Entre os 48 concertos de ontem, explica Miguel Coelho, "os vinte da tarde tiveram bilhetes a preços propositadamente mais baixos para servir as escolas e as crianças, mas também para abrir as portas a pessoas de menos posses". Porque "é essa umas das nossas obrigações, tornar a Festa acessível a toda a gente". Também por isso, nesta tarde amena de dia de semana as plateias encheram-se sobretudo à conta de cabeças pequenas e de outras grisalhas.
As idades. António Ribeiro, 76 anos, senta-se direito no sofá, visivelmente preocupado em não amarrotar o casaco castanho estilo inglês e camisa branca impecavelmente engomada. É o único em vigília num "grupo de cinco amigos de provecta idade" que rumaram de Benfica a Belém para apanhar as primeiras horas da Festa. No átrio frente à sala de imprensa, os dois casais que o acompanham não resistiram à tortura do sofá fofo. Dormem os quatro. "Cansaram-se, os velhotes. Viemos cedo, sabe, para evitar a confusão, que isto agora está calmo, mas daqui a pouco já vai ver." Palavra experiente de quem "jamais perderia o melhor acontecimento de música deste país". Em seis edições, só lhe escapou a estreia. "Quando isto começou, era um jovem de 70 anos, tinha melhor ouvido", ri-se. "Enfim, consta que a orelha do Beethoven também não era perfeita."
António acertou.
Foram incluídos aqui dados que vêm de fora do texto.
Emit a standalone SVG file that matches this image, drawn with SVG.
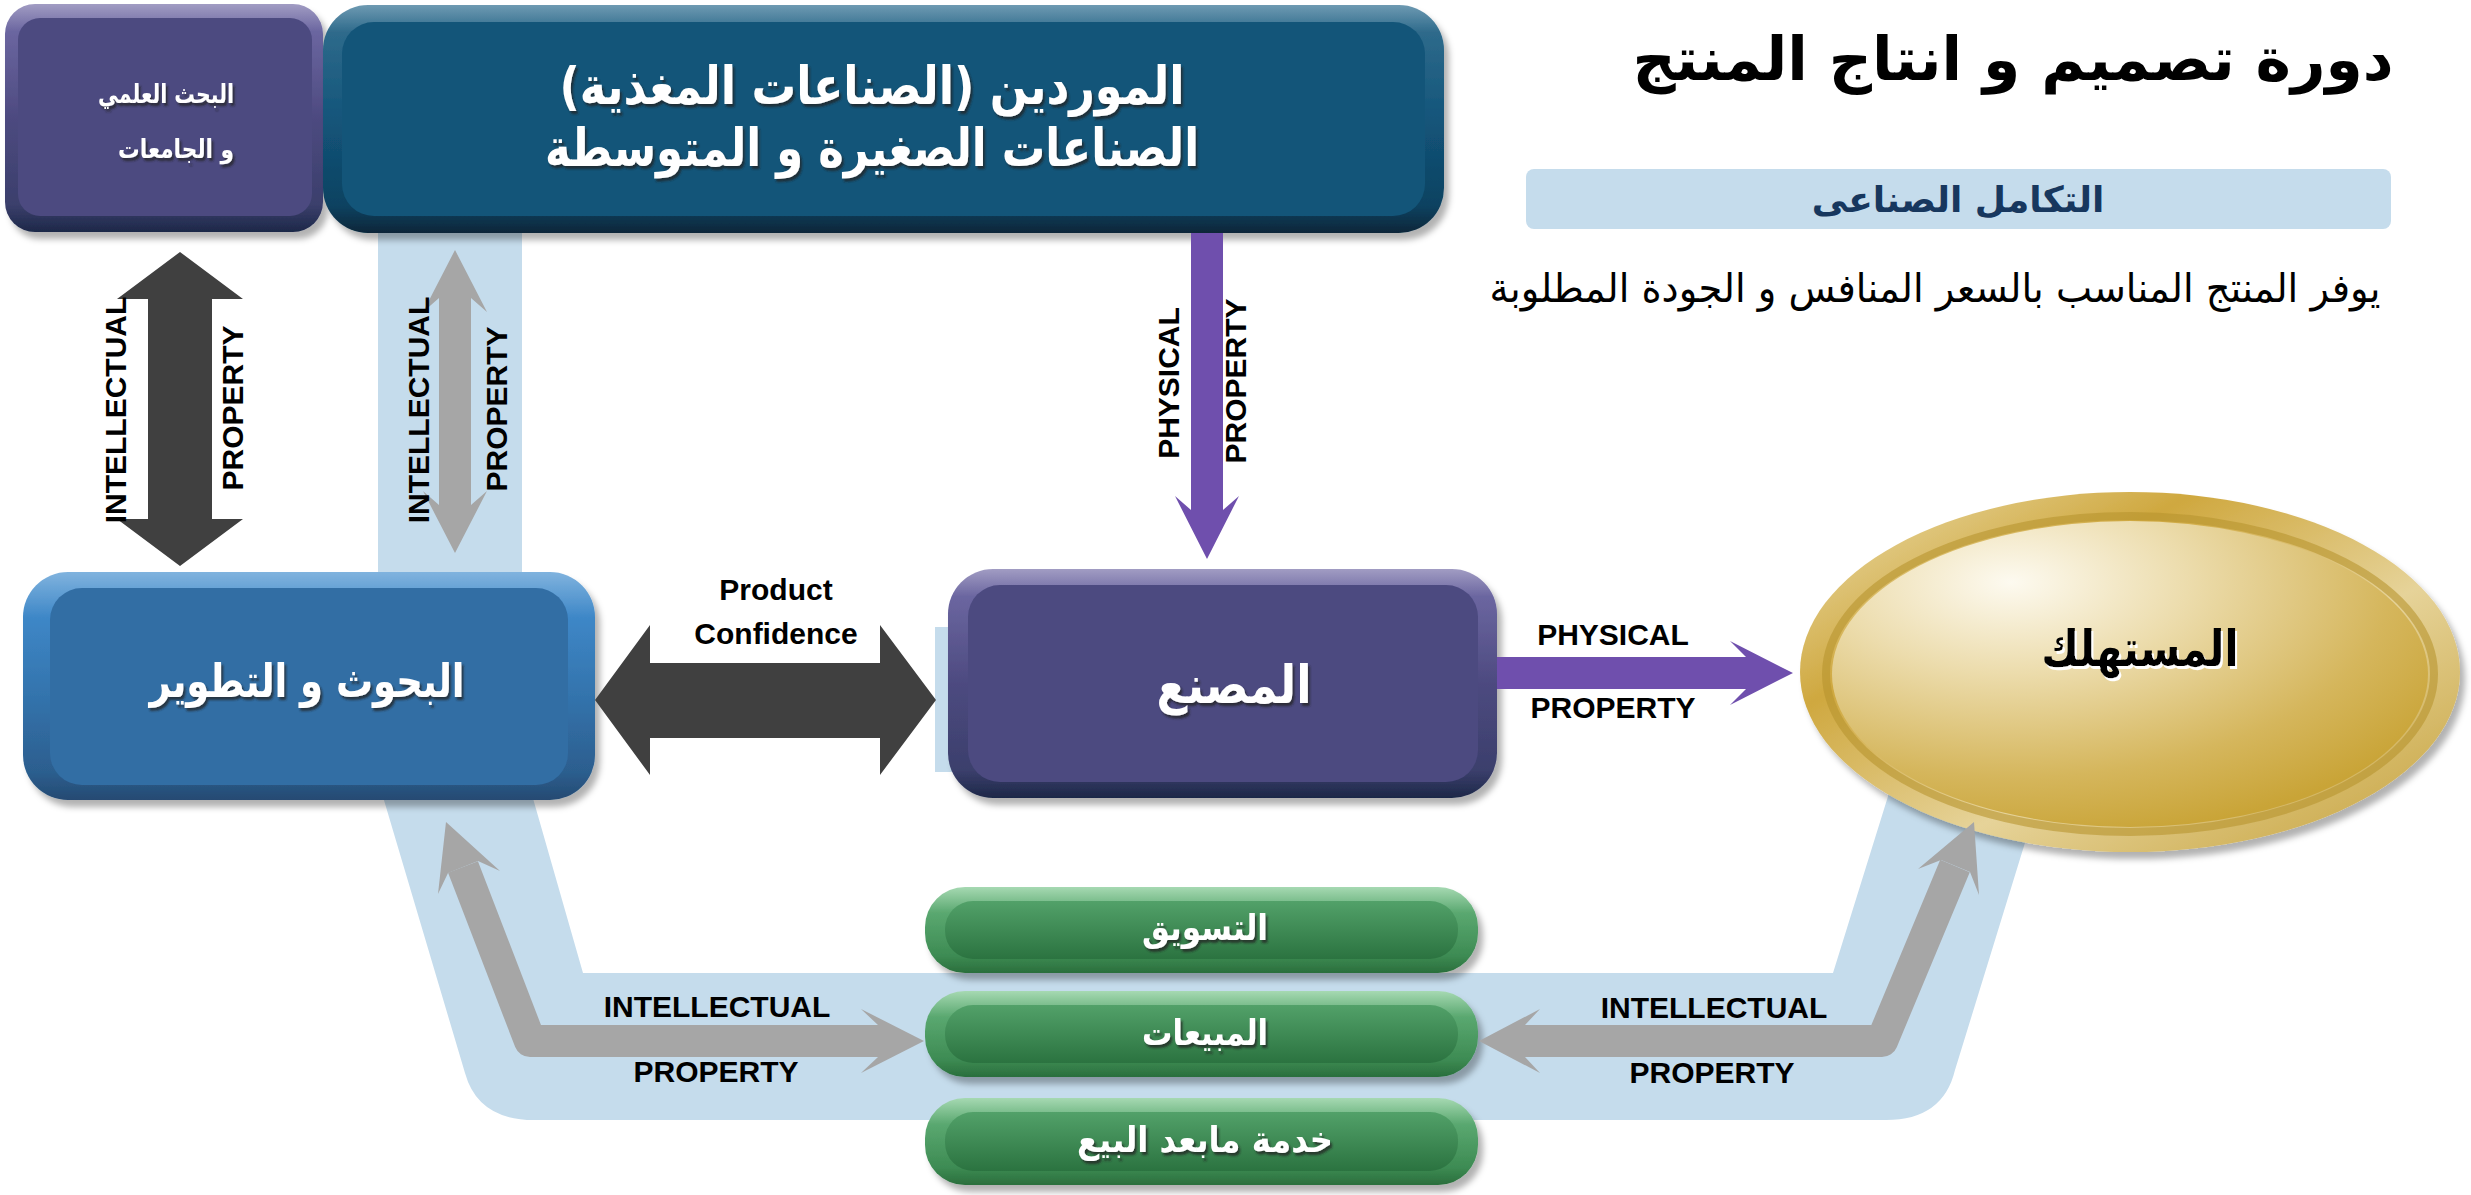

São agora 16.00 e já se sente outro bulício. Frente à sala Kreutzer, a fila alonga-se para enfrentar vinte minutos de espera. Lá dentro, Pedro Burmester prepara os dedos para a sonata para piano n.º30em mi, op. 109, e para a sonata para piano n.º14em dó sustenido menor,op. 27, ambas de Beethoven. Tiago acha o "nomes complicados". Enquanto os movimentos excitados dos dez colegas mantêm ocupada a atenção da professora Mónica, ele aguarda em pose quieta e ar responsável. Tem 11 anos e uma certeza quer tocar piano e até já começou as lições. "Andou toda a semana a falar nisto aos colegas e a fazer-me perguntas", suspira a professora antes de desviar de novo a atenção para a maioria irrequieta. Tiago não liga e só antecipa o momento de chegar a casa e por em prática a estratégia combinada com a mãe. "Vamos convencer o meu pai a vir amanhã outra vez."